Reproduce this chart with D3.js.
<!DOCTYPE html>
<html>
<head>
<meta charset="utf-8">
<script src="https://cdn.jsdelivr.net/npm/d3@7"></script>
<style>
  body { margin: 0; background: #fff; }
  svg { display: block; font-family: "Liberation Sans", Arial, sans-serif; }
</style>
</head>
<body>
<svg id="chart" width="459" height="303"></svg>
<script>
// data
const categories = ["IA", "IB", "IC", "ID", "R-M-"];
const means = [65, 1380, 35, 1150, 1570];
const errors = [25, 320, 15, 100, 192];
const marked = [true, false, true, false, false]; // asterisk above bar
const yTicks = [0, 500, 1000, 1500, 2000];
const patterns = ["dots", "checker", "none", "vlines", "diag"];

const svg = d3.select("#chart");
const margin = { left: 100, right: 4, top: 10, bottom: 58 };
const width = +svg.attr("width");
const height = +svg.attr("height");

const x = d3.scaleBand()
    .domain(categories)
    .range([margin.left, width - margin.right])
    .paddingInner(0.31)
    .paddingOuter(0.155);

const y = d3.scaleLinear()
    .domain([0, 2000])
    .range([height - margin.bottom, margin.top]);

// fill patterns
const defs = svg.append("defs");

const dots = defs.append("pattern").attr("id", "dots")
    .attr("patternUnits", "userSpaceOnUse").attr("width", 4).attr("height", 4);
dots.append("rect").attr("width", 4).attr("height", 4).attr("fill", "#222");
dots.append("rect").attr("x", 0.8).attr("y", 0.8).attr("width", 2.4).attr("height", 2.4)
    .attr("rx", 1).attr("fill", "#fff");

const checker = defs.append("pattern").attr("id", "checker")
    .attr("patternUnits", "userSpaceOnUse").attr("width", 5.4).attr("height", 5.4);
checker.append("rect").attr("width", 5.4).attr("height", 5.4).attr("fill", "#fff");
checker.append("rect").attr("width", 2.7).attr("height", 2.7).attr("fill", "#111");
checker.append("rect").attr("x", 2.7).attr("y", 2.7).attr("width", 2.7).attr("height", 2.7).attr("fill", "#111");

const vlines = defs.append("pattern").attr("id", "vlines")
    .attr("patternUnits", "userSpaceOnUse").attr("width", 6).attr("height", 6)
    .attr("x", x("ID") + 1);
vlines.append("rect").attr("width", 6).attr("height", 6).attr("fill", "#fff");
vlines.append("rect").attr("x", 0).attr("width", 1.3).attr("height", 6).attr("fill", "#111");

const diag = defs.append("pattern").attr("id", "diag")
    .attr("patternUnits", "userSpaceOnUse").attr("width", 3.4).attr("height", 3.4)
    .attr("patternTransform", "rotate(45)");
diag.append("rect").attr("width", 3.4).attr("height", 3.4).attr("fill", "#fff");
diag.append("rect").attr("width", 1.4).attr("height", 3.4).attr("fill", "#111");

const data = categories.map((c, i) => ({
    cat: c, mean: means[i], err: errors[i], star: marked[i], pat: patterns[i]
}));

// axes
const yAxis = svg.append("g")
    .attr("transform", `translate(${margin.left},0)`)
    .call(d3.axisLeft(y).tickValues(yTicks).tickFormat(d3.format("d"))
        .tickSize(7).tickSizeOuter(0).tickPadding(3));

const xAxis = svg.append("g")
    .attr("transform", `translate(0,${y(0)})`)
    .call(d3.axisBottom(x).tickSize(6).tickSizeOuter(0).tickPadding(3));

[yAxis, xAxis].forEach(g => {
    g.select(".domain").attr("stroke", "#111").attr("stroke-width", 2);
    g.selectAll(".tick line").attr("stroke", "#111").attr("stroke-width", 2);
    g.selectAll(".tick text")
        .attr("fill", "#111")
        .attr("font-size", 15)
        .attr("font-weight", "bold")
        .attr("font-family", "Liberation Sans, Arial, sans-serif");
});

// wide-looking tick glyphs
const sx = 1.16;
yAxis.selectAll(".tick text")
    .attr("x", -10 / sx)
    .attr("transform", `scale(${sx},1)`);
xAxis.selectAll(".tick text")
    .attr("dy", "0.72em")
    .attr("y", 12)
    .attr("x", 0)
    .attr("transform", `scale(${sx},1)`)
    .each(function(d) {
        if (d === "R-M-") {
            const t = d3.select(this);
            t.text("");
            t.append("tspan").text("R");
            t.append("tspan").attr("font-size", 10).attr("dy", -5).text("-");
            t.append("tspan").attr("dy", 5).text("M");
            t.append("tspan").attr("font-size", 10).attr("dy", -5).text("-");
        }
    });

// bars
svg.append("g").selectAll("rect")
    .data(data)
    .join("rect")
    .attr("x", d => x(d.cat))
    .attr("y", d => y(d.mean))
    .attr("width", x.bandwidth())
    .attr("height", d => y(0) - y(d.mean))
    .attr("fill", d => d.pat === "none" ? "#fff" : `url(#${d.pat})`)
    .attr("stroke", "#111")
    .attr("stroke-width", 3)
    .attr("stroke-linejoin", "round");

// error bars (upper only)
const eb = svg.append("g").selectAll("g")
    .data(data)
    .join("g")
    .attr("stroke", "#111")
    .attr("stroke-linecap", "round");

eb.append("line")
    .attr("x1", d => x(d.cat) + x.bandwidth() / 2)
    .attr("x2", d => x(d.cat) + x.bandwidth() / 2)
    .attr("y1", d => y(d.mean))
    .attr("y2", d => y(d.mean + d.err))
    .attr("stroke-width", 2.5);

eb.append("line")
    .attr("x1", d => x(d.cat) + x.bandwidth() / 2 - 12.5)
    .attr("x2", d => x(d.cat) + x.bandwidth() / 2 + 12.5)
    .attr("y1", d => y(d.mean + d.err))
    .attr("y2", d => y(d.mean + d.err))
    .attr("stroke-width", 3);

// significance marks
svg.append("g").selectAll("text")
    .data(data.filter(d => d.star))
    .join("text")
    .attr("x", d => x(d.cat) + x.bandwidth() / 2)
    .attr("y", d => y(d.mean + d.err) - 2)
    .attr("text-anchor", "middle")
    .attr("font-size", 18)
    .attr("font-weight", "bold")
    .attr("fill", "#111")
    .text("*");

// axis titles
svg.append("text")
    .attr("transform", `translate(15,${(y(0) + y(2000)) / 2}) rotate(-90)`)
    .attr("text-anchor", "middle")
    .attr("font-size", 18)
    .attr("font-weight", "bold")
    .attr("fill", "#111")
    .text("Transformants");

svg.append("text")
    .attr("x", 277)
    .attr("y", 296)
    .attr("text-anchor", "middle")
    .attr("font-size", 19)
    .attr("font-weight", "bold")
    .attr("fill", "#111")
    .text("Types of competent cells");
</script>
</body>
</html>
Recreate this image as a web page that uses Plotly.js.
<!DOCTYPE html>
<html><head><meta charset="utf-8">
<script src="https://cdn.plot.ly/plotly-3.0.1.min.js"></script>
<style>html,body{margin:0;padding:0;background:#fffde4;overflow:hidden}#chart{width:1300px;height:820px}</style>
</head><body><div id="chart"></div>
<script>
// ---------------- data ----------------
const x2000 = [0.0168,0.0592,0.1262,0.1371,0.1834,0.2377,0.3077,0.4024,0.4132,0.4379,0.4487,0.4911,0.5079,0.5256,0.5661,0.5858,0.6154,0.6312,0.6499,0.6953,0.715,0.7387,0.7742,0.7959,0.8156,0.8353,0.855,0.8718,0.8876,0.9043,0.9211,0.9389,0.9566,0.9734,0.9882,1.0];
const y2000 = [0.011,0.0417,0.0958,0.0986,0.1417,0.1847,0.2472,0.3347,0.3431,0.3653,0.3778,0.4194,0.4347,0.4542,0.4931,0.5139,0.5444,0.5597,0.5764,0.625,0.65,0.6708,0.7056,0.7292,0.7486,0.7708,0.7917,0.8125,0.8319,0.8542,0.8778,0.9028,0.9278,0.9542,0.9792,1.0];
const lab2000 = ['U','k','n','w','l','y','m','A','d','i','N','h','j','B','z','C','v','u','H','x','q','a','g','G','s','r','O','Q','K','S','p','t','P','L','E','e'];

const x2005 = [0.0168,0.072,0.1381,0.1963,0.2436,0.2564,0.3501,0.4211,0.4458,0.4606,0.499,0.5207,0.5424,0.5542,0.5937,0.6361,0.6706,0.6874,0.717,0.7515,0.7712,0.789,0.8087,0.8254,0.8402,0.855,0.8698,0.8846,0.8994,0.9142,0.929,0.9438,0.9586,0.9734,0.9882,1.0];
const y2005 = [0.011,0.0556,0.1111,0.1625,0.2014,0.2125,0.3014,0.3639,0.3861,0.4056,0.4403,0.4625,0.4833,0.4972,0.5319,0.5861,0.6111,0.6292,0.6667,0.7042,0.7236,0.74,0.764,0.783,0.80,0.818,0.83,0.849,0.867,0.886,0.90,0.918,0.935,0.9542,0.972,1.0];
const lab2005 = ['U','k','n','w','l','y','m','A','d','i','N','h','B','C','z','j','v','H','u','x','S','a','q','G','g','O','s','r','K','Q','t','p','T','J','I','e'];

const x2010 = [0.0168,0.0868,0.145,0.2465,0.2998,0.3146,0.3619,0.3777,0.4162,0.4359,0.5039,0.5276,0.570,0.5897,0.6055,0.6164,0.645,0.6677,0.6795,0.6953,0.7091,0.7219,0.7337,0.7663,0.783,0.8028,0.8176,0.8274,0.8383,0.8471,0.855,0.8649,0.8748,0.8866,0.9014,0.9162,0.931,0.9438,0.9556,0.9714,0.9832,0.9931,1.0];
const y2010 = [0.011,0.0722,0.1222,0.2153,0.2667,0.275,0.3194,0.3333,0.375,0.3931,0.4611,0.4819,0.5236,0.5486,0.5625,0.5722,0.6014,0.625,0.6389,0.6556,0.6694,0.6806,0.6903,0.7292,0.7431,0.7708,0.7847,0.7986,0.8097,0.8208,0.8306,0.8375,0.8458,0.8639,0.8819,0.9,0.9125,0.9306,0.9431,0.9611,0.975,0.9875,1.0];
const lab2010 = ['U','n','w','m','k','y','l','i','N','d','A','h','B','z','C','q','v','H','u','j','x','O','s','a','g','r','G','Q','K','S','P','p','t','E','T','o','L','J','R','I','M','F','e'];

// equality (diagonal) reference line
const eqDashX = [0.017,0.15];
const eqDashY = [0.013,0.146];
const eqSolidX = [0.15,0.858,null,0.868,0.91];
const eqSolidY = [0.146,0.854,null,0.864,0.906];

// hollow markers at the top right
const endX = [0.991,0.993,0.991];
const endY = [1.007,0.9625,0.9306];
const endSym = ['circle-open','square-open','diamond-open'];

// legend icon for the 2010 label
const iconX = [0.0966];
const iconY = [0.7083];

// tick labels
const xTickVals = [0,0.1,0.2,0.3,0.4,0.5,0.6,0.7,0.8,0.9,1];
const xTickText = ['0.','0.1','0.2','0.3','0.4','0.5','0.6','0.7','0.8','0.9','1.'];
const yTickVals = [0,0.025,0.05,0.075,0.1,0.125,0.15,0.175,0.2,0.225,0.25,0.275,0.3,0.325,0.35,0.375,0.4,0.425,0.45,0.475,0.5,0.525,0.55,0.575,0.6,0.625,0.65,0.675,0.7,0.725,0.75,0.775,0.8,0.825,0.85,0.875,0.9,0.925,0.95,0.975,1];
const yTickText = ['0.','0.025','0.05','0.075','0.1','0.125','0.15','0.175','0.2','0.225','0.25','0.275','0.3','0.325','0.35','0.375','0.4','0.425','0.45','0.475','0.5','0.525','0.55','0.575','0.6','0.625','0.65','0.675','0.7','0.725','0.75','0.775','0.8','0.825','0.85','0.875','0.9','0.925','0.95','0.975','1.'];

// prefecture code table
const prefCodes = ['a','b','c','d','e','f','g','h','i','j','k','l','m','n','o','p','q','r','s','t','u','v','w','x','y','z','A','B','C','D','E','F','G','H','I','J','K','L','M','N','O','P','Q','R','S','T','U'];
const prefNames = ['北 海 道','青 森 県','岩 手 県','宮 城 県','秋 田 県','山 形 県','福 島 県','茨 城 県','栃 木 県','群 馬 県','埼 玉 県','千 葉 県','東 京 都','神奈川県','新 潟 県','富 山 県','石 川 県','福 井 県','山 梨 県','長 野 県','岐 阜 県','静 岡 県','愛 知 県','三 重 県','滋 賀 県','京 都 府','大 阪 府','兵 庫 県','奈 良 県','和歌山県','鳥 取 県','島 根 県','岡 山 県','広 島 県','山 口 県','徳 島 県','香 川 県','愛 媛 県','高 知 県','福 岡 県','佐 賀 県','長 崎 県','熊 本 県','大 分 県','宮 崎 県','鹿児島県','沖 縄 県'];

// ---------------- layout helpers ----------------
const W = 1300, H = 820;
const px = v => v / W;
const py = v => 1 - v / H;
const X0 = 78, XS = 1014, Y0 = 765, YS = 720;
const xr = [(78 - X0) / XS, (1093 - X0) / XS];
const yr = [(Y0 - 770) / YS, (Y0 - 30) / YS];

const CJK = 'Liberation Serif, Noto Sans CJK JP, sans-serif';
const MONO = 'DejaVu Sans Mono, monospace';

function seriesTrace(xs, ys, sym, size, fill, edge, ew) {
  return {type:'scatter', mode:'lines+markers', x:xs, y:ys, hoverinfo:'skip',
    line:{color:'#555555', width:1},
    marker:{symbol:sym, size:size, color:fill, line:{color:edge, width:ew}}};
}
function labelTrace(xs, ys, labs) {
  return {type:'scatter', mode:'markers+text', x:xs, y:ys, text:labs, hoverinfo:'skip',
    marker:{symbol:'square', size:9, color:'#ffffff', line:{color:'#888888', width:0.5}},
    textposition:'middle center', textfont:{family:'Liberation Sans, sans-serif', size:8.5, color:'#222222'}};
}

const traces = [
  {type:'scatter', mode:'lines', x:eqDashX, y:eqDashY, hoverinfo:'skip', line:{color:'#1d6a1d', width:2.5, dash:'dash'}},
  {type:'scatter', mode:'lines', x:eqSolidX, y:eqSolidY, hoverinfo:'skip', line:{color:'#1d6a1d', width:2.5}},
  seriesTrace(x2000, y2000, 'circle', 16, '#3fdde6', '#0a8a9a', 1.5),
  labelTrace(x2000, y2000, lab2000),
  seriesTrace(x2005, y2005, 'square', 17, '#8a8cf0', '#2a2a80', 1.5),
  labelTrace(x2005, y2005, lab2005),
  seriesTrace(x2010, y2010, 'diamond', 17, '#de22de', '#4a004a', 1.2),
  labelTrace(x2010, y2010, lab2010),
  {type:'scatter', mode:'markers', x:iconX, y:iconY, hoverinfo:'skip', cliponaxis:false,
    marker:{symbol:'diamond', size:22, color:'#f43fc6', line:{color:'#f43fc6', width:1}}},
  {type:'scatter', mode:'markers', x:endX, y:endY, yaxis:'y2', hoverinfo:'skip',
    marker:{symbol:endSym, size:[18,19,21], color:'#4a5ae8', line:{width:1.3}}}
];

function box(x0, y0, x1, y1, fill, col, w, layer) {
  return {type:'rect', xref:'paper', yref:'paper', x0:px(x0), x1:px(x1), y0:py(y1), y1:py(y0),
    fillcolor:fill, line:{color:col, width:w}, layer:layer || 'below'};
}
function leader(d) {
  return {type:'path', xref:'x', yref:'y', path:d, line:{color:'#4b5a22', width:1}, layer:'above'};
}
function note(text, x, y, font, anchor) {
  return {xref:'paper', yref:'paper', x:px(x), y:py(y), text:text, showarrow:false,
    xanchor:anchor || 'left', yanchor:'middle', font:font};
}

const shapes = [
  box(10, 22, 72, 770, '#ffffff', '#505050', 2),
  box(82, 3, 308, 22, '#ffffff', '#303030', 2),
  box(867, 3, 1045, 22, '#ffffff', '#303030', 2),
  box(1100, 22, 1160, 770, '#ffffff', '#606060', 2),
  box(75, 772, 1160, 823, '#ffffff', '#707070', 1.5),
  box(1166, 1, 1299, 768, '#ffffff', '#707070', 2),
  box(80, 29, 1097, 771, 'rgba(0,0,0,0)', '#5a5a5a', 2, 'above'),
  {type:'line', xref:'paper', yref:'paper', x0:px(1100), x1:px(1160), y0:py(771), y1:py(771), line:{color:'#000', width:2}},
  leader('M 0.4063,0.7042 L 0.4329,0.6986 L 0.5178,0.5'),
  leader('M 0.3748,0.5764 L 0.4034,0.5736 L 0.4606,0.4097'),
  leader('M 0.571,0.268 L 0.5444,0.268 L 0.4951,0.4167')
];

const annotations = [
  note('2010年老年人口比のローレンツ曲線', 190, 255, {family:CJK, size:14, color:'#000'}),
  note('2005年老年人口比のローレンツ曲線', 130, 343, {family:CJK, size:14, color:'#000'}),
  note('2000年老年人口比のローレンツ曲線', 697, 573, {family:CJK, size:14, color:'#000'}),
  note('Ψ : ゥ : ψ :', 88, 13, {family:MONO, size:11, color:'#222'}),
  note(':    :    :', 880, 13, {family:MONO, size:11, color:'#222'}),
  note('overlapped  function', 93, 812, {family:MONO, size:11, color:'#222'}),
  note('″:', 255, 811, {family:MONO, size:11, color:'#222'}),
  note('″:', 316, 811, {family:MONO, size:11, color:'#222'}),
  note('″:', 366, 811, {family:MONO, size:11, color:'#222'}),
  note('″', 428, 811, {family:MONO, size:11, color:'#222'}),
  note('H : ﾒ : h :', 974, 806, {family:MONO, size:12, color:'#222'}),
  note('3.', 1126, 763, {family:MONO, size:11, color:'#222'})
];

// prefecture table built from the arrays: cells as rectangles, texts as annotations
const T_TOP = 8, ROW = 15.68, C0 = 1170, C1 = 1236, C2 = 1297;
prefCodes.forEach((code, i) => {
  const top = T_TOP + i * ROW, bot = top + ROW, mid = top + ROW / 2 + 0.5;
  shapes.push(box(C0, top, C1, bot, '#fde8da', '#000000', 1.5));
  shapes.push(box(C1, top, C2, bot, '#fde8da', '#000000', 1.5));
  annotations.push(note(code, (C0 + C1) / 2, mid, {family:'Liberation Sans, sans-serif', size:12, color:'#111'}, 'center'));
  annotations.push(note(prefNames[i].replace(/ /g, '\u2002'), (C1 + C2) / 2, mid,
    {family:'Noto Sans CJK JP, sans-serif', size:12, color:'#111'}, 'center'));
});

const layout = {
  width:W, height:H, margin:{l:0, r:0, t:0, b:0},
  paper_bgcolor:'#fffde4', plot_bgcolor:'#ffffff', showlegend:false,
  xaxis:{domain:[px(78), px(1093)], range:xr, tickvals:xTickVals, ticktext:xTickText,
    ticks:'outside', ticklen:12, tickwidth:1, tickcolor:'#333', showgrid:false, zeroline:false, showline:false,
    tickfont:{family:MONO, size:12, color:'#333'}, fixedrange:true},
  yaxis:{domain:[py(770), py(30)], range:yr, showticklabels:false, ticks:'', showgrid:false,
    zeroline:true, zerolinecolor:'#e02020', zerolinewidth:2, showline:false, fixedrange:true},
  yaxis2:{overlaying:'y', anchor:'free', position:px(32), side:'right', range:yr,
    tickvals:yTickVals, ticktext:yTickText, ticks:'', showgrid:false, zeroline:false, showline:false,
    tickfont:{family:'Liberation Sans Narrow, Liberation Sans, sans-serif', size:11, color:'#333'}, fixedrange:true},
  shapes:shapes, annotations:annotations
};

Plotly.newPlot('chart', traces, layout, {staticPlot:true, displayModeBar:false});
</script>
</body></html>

● ● ● ● ● ● ●

• TASK TO CARRY OUT: Consider the entries above and return each line with the string "chart".

• ANSWER TO THIS PROBLEM:
Reproduce this chart with D3.js.
<svg id="chart" width="459" height="303"></svg>
const svg = d3.select("#chart");
<style>html,body{margin:0;padding:0;background:#fffde4;overflow:hidden}#chart{width:1300px;height:820px}</style>
</head><body><div id="chart"></div>
Plotly.newPlot('chart', traces, layout, {staticPlot:true, displayModeBar:false});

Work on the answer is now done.